Each line of the listing must be transcribed exactly, except for the images, which should be excluded.

[Source code of charts]
/---

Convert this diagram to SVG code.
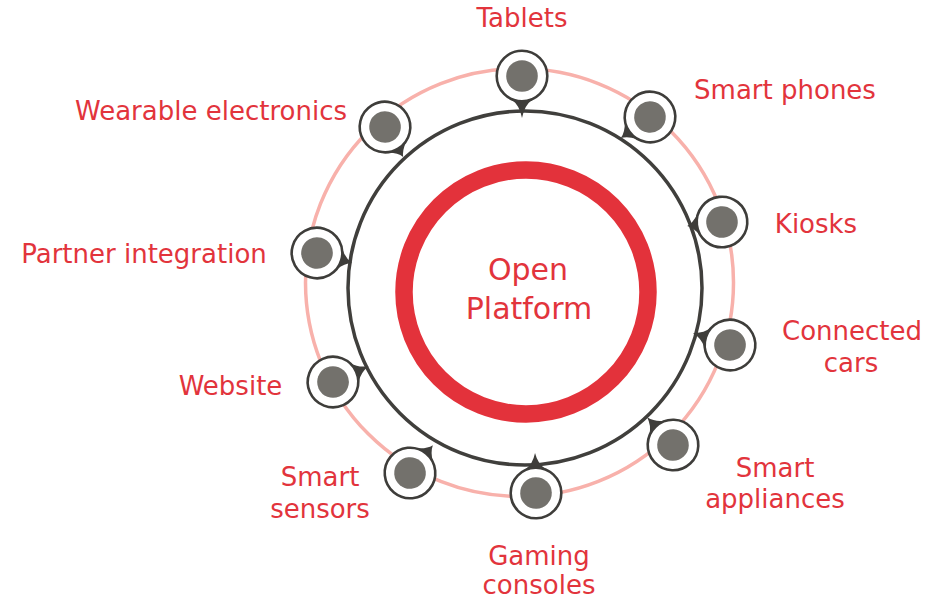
<svg xmlns="http://www.w3.org/2000/svg" width="938" height="600" viewBox="0 0 938 600">
<style>
.lbl{font-family:"DejaVu Sans","Liberation Sans",sans-serif;font-size:26px;fill:#e2343c;text-anchor:middle}
.ctr{font-size:30px}
.pin{fill:#3e3d3a}
.ring{fill:#fff;stroke:#3e3d3a;stroke-width:2.6}
.dot{fill:#73716c}
</style>
<g id="connectors" fill="none">
  <circle cx="519.5" cy="282.5" r="214" stroke="#f8b1ab" stroke-width="3.5"/>
  <circle cx="525" cy="288" r="177" stroke="#403f3c" stroke-width="3.5"/>
</g>
<g id="center">
  <circle cx="526" cy="292" r="122" fill="none" stroke="#e3323b" stroke-width="17.5"/>
  <text class="lbl ctr" x="528" y="280">Open</text>
  <text class="lbl ctr" x="529" y="319">Platform</text>
</g>
<g id="n-tablets">
  <g transform="translate(522,76) rotate(0)"><path class="pin" d="M-10,23.9 Q-2.5,29 0,42 Q2.5,29 10,23.9Z"/><circle class="ring" r="25.3"/><circle class="dot" r="15.8"/></g>
  <text class="lbl" x="522" y="27">Tablets</text>
</g>
<g id="n-phones">
  <g transform="translate(650,117) rotate(54.1)"><path class="pin" d="M-10,23.9 Q-2.5,29 0,36 Q2.5,29 10,23.9Z"/><circle class="ring" r="25.3"/><circle class="dot" r="15.8"/></g>
  <text class="lbl" x="785" y="99">Smart phones</text>
</g>
<g id="n-kiosks">
  <g transform="translate(722,222) rotate(83.3)"><path class="pin" d="M-10,23.9 Q-2.5,29 0,35 Q2.5,29 10,23.9Z"/><circle class="ring" r="25.3"/><circle class="dot" r="15.8"/></g>
  <text class="lbl" x="816" y="233">Kiosks</text>
</g>
<g id="n-cars">
  <g transform="translate(730,345) rotate(108)"><path class="pin" d="M-10,23.9 Q-2.5,29 0,39 Q2.5,29 10,23.9Z"/><circle class="ring" r="25.3"/><circle class="dot" r="15.8"/></g>
  <text class="lbl" x="852" y="340">Connected</text>
  <text class="lbl" x="851" y="372">cars</text>
</g>
<g id="n-appliances">
  <g transform="translate(673,445) rotate(137.1)"><path class="pin" d="M-10,23.9 Q-2.5,29 0,38 Q2.5,29 10,23.9Z"/><circle class="ring" r="25.3"/><circle class="dot" r="15.8"/></g>
  <text class="lbl" x="775" y="477">Smart</text>
  <text class="lbl" x="775" y="508">appliances</text>
</g>
<g id="n-gaming">
  <g transform="translate(536,493) rotate(178.6)"><path class="pin" d="M-10,23.9 Q-2.5,29 0,40 Q2.5,29 10,23.9Z"/><circle class="ring" r="25.3"/><circle class="dot" r="15.8"/></g>
  <text class="lbl" x="539" y="565">Gaming</text>
  <text class="lbl" x="539" y="594">consoles</text>
</g>
<g id="n-sensors">
  <g transform="translate(410,473) rotate(-140.6)"><path class="pin" d="M-10,23.9 Q-2.5,29 0,36 Q2.5,29 10,23.9Z"/><circle class="ring" r="25.3"/><circle class="dot" r="15.8"/></g>
  <text class="lbl" x="320" y="486">Smart</text>
  <text class="lbl" x="320" y="518">sensors</text>
</g>
<g id="n-website">
  <g transform="translate(333,382) rotate(-114)"><path class="pin" d="M-10,23.9 Q-2.5,29 0,39 Q2.5,29 10,23.9Z"/><circle class="ring" r="25.3"/><circle class="dot" r="15.8"/></g>
  <text class="lbl" x="230.5" y="395">Website</text>
</g>
<g id="n-partner">
  <g transform="translate(317,253) rotate(-74.1)"><path class="pin" d="M-10,23.9 Q-2.5,29 0,36.5 Q2.5,29 10,23.9Z"/><circle class="ring" r="25.3"/><circle class="dot" r="15.8"/></g>
  <text class="lbl" x="144" y="263">Partner integration</text>
</g>
<g id="n-wearable">
  <g transform="translate(385,127) rotate(-31.3)"><path class="pin" d="M-10,23.9 Q-2.5,29 0,35 Q2.5,29 10,23.9Z"/><circle class="ring" r="25.3"/><circle class="dot" r="15.8"/></g>
  <text class="lbl" x="211" y="120">Wearable electronics</text>
</g>
</svg>
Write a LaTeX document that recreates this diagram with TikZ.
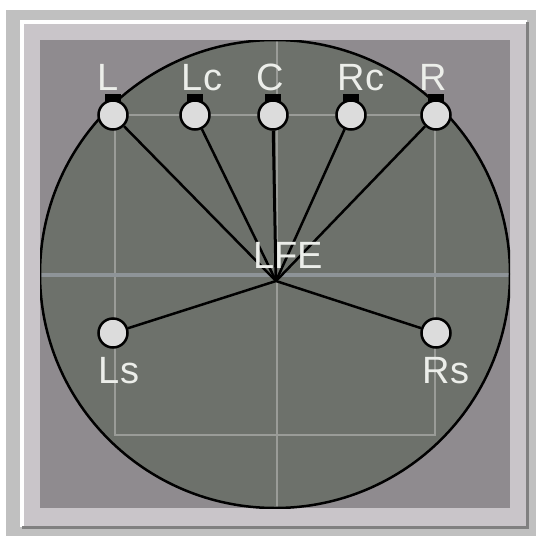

\---

Task solution
Convert this diagram to SVG code.
<svg xmlns="http://www.w3.org/2000/svg" width="938" height="600" viewBox="0 0 938 600">
<style>
.lbl{font-family:"DejaVu Sans","Liberation Sans",sans-serif;font-size:26px;fill:#e2343c;text-anchor:middle}
.ctr{font-size:30px}
.pin{fill:#3e3d3a}
.ring{fill:#fff;stroke:#3e3d3a;stroke-width:2.6}
.dot{fill:#73716c}
</style>
<g id="connectors" fill="none">
  <circle cx="519.5" cy="282.5" r="214" stroke="#f8b1ab" stroke-width="3.5"/>
  <circle cx="525" cy="288" r="177" stroke="#403f3c" stroke-width="3.5"/>
</g>
<g id="center">
  <circle cx="526" cy="292" r="122" fill="none" stroke="#e3323b" stroke-width="17.5"/>
  <text class="lbl ctr" x="528" y="280">Open</text>
  <text class="lbl ctr" x="529" y="319">Platform</text>
</g>
<g id="n-tablets">
  <g transform="translate(522,76) rotate(0)"><path class="pin" d="M-10,23.9 Q-2.5,29 0,42 Q2.5,29 10,23.9Z"/><circle class="ring" r="25.3"/><circle class="dot" r="15.8"/></g>
  <text class="lbl" x="522" y="27">Tablets</text>
</g>
<g id="n-phones">
  <g transform="translate(650,117) rotate(54.1)"><path class="pin" d="M-10,23.9 Q-2.5,29 0,36 Q2.5,29 10,23.9Z"/><circle class="ring" r="25.3"/><circle class="dot" r="15.8"/></g>
  <text class="lbl" x="785" y="99">Smart phones</text>
</g>
<g id="n-kiosks">
  <g transform="translate(722,222) rotate(83.3)"><path class="pin" d="M-10,23.9 Q-2.5,29 0,35 Q2.5,29 10,23.9Z"/><circle class="ring" r="25.3"/><circle class="dot" r="15.8"/></g>
  <text class="lbl" x="816" y="233">Kiosks</text>
</g>
<g id="n-cars">
  <g transform="translate(730,345) rotate(108)"><path class="pin" d="M-10,23.9 Q-2.5,29 0,39 Q2.5,29 10,23.9Z"/><circle class="ring" r="25.3"/><circle class="dot" r="15.8"/></g>
  <text class="lbl" x="852" y="340">Connected</text>
  <text class="lbl" x="851" y="372">cars</text>
</g>
<g id="n-appliances">
  <g transform="translate(673,445) rotate(137.1)"><path class="pin" d="M-10,23.9 Q-2.5,29 0,38 Q2.5,29 10,23.9Z"/><circle class="ring" r="25.3"/><circle class="dot" r="15.8"/></g>
  <text class="lbl" x="775" y="477">Smart</text>
  <text class="lbl" x="775" y="508">appliances</text>
</g>
<g id="n-gaming">
  <g transform="translate(536,493) rotate(178.6)"><path class="pin" d="M-10,23.9 Q-2.5,29 0,40 Q2.5,29 10,23.9Z"/><circle class="ring" r="25.3"/><circle class="dot" r="15.8"/></g>
  <text class="lbl" x="539" y="565">Gaming</text>
  <text class="lbl" x="539" y="594">consoles</text>
</g>
<g id="n-sensors">
  <g transform="translate(410,473) rotate(-140.6)"><path class="pin" d="M-10,23.9 Q-2.5,29 0,36 Q2.5,29 10,23.9Z"/><circle class="ring" r="25.3"/><circle class="dot" r="15.8"/></g>
  <text class="lbl" x="320" y="486">Smart</text>
  <text class="lbl" x="320" y="518">sensors</text>
</g>
<g id="n-website">
  <g transform="translate(333,382) rotate(-114)"><path class="pin" d="M-10,23.9 Q-2.5,29 0,39 Q2.5,29 10,23.9Z"/><circle class="ring" r="25.3"/><circle class="dot" r="15.8"/></g>
  <text class="lbl" x="230.5" y="395">Website</text>
</g>
<g id="n-partner">
  <g transform="translate(317,253) rotate(-74.1)"><path class="pin" d="M-10,23.9 Q-2.5,29 0,36.5 Q2.5,29 10,23.9Z"/><circle class="ring" r="25.3"/><circle class="dot" r="15.8"/></g>
  <text class="lbl" x="144" y="263">Partner integration</text>
</g>
<g id="n-wearable">
  <g transform="translate(385,127) rotate(-31.3)"><path class="pin" d="M-10,23.9 Q-2.5,29 0,35 Q2.5,29 10,23.9Z"/><circle class="ring" r="25.3"/><circle class="dot" r="15.8"/></g>
  <text class="lbl" x="211" y="120">Wearable electronics</text>
</g>
</svg>
Write a LaTeX document that recreates this diagram with TikZ.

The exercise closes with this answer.